Because we are ultimately responsible for the opinion, we are also responsible for directing, supervising and performing the group audit. In this respect we have determined the nature and extent of the audit procedures to be carried out for group entities. Decisive were the size and/or the risk profile of the group entities or operations. On this basis, we selected group entities for which an audit or review had to be carried out on the complete set of financial information or specific items.
We communicate with the Supervisory Board regarding, among other matters, the planned scope and timing of the audit and significant audit findings, including any significant findings in internal control that we identify during our audit. In this respect we also submit an additional report to the Audit, Risk and Compliance Committee in accordance with Article 11 of the EU Regulation on specific requirements regarding statutory audit of public-interest entities. The information included in this additional report is consistent with our audit opinion in this auditor’s report.

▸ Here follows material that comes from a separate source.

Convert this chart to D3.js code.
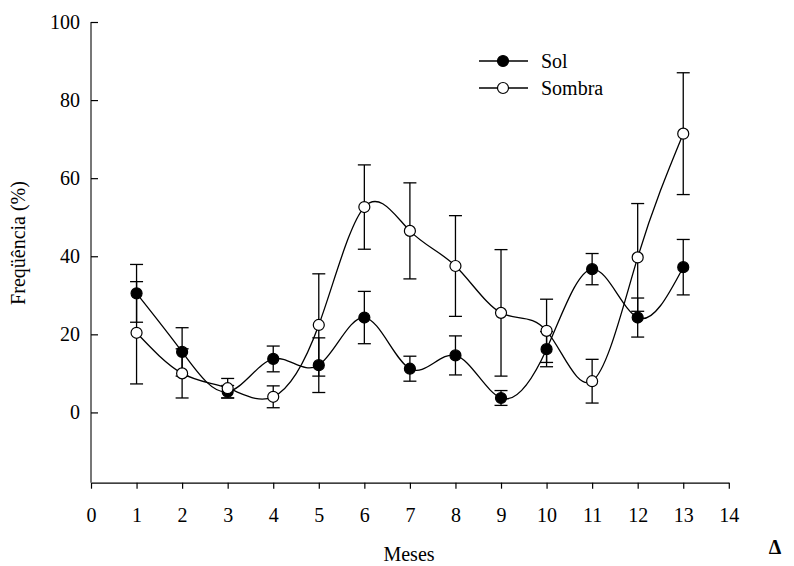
<!DOCTYPE html>
<html>
<head>
<meta charset="utf-8">
<script src="https://cdn.jsdelivr.net/npm/d3@7"></script>
<style>
    body { margin: 0; background: #fff; }
</style>
</head>
<body>
<div id="chart"></div>
<script>
// months on the x axis
const months = [1, 2, 3, 4, 5, 6, 7, 8, 9, 10, 11, 12, 13];

// frequency (%) and error (+/-)
const solValues = [30.5, 15.5, 5.3, 13.7, 12.1, 24.3, 11.2, 14.6, 3.7, 16.2, 36.7, 24.3, 37.2];
const solErrors = [7.4, 6.2, 1.6, 3.3, 7.0, 6.7, 3.2, 5.0, 1.9, 4.5, 4.0, 5.0, 7.1];

const sombraValues = [20.4, 10.0, 6.2, 4.0, 22.4, 52.6, 46.5, 37.5, 25.5, 20.9, 8.0, 39.7, 71.4];
const sombraErrors = [13.1, 6.3, 2.5, 2.8, 13.1, 10.8, 12.3, 12.9, 16.2, 8.1, 5.6, 13.8, 15.6];

const xTicks = [0, 1, 2, 3, 4, 5, 6, 7, 8, 9, 10, 11, 12, 13, 14];
const yTicks = [0, 20, 40, 60, 80, 100];

const series = [
    { name: 'Sol', values: solValues, errors: solErrors, fill: '#000' },
    { name: 'Sombra', values: sombraValues, errors: sombraErrors, fill: '#fff' }
];

const width = 794, height = 566;
const capHalf = 6.5, radius = 5.5;
const serif = "'Liberation Serif', 'Times New Roman', Times, 'DejaVu Serif', serif";

const svg = d3.select('#chart').append('svg')
    .attr('width', width)
    .attr('height', height)
    .attr('font-family', serif);

const x = d3.scaleLinear().domain([0, 14]).range([91, 728.8]);
const y = d3.scaleLinear().domain([-18, 100]).range([482.7, 22]);

// x axis, ticks pointing down
const xAxis = svg.append('g')
    .attr('transform', `translate(0, ${y(-18)})`)
    .call(d3.axisBottom(x).tickValues(xTicks).tickSize(6).tickSizeOuter(0).tickPadding(19))
xAxis.attr('font-family', serif).attr('font-size', 20);
xAxis.select('.domain').attr('stroke', '#000').attr('stroke-width', 1.2);
xAxis.selectAll('.tick line').attr('stroke', '#000').attr('stroke-width', 1.2);
xAxis.selectAll('text').style('font-family', serif).style('font-size', '20px');

// y axis, ticks pointing into the plot
const yAxis = svg.append('g')
    .attr('transform', `translate(${x(0)}, 0)`)
    .call(d3.axisLeft(y).tickValues(yTicks).tickSize(-7).tickSizeOuter(0).tickPadding(11))
yAxis.attr('font-family', serif).attr('font-size', 20);
yAxis.select('.domain').attr('stroke', '#555').attr('stroke-width', 1.6)
    .attr('d', `M0,${y(100)}V${y(-18)}`);
yAxis.selectAll('.tick line').attr('stroke', '#000').attr('stroke-width', 1.2);
yAxis.selectAll('text').style('font-family', serif).style('font-size', '20px');

svg.append('text')
    .attr('transform', `translate(25, 243) rotate(-90)`)
    .attr('text-anchor', 'middle')
    .style('font-family', serif)
    .style('font-size', '20px')
    .text('Freqüência (%)');

svg.append('text')
    .attr('x', 409)
    .attr('y', 561)
    .attr('text-anchor', 'middle')
    .style('font-family', serif)
    .style('font-size', '20px')
    .text('Meses');

svg.append('text')
    .attr('x', 775)
    .attr('y', 554)
    .attr('text-anchor', 'middle')
    .style('font-family', serif)
    .style('font-size', '20px')
    .style('font-weight', 'bold')
    .text('Δ');

const line = d3.line()
    .x((d, i) => x(months[i]))
    .y(d => y(d))
    .curve(d3.curveNatural);

// error bars first, then curves, then markers on top
for (const s of series) {
    const g = svg.append('g').attr('class', 'errors');
    const bars = g.selectAll('g')
        .data(s.values.map((v, i) => ({ m: months[i], v: v, e: s.errors[i] })))
        .enter().append('g')
        .attr('stroke', '#000')
        .attr('stroke-width', 1.3);
    bars.append('line')
        .attr('x1', d => x(d.m)).attr('x2', d => x(d.m))
        .attr('y1', d => y(d.v + d.e)).attr('y2', d => y(d.v - d.e));
    bars.append('line')
        .attr('x1', d => x(d.m) - capHalf).attr('x2', d => x(d.m) + capHalf)
        .attr('y1', d => y(d.v + d.e)).attr('y2', d => y(d.v + d.e));
    bars.append('line')
        .attr('x1', d => x(d.m) - capHalf).attr('x2', d => x(d.m) + capHalf)
        .attr('y1', d => y(d.v - d.e)).attr('y2', d => y(d.v - d.e));
}

for (const s of series) {
    svg.append('path')
        .attr('d', line(s.values))
        .attr('fill', 'none')
        .attr('stroke', '#000')
        .attr('stroke-width', 1.3);
}

for (const s of series) {
    svg.append('g').selectAll('circle')
        .data(s.values).enter()
        .append('circle')
        .attr('cx', (d, i) => x(months[i]))
        .attr('cy', d => y(d))
        .attr('r', radius)
        .attr('fill', s.fill)
        .attr('stroke', '#000')
        .attr('stroke-width', 1.2);
}

// legend
const legend = svg.append('g').attr('class', 'legend');
series.forEach((s, i) => {
    const ly = 61 + i * 27;
    legend.append('line')
        .attr('x1', 479).attr('x2', 528)
        .attr('y1', ly).attr('y2', ly)
        .attr('stroke', '#000').attr('stroke-width', 1.3);
    legend.append('circle')
        .attr('cx', 503).attr('cy', ly).attr('r', radius)
        .attr('fill', s.fill).attr('stroke', '#000').attr('stroke-width', 1.2);
    legend.append('text')
        .attr('x', 541).attr('y', ly + 7)
        .style('font-family', serif)
        .style('font-size', '20px')
        .text(s.name);
});
</script>
</body>
</html>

We provide the Supervisory Board with a statement that we have complied with relevant ethical requirements regarding independence, and to communicate with them all relationships and other matters that may reasonably be thought to bear on our independence, and where applicable, related safeguards.
From the matters communicated with the Supervisory Board, we determine those matters that were of most significance in the audit of the financial statements of the current period and are therefore the key audit matters. We describe these matters in our auditor’s report unless law or regulation precludes public disclosure about the matter or when, in extremely rare circumstances, not communicating the matter is in the public interest.